Im Pensionsbereich plädiert Kraker für eine Anhebung des tatsächlichen Antrittsalters, bei der Bildung dafür, dass die tatsächliche Unterrichtszeit in den Klassen verstärkt wird. Hier will Kraker u.a. über die schulautonomen Tage und den frühen Notenschluss im Juni reden. “Die Unterrichtszeit muss vom ersten bis zum letzten Schultag voll ausgenutzt werden”, heißt es im Papier des Rechnungshofs dazu.

Strukturreformen fordert der Rechnungshof auch bei den 21 Sozialversicherungsträgern, kritisiert wird auch die hohe Dichte an Spitalsbetten. Hier liegt Österreich mit 7,6 Betten pro 1.000 Einwohnern deutlich über dem EU-Schnitt (5,2 Krankenhausbetten). Mehr Transparenz fordert Kraker für politische Parteien – inklusive einer echten Prüfkompetenz des Rechnungshofs für Parteifinanzen, Sanktionen bei Verstößen und Einbeziehung von politischen Komitees und Vereinen.

Handlungsbedarf sieht Kraker sowohl bei Bund als auch Ländern. So müssten die Länder auf Kompetenzen verzichten (Stichwort einheitliche Mindestsicherung), der Bund müsse Doppelgleisigkeiten zwischen den einzelnen Ministerien abbauen (etwa die auf drei Ressorts verteilte Zuständigkeit für die Forschung).

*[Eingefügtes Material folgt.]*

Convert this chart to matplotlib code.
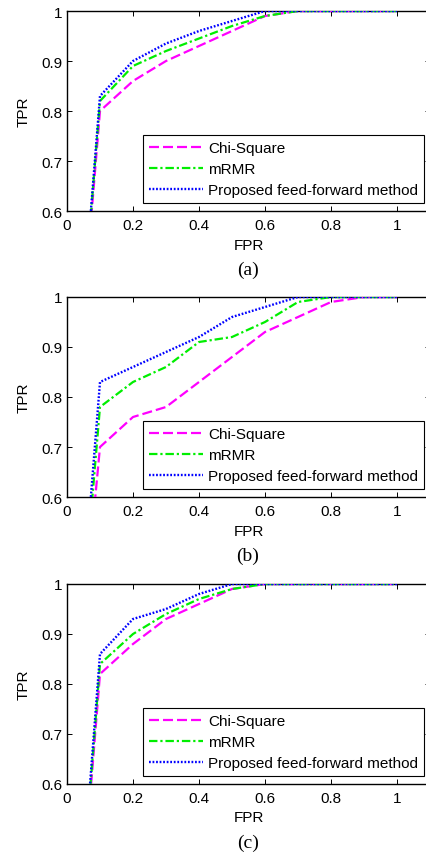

Die Rechnungshof-Präsidentin kündigt an, die Fortschritte bei den zehn Themen in den nächsten Jahren immer wieder prüfen zu wollen. “Das sind zentrale Reformpunkte, da müssen Entscheidungen fallen”, fordert Kraker: “Wir werden auf diesen Themenbereichen immer wieder daraufbleiben.”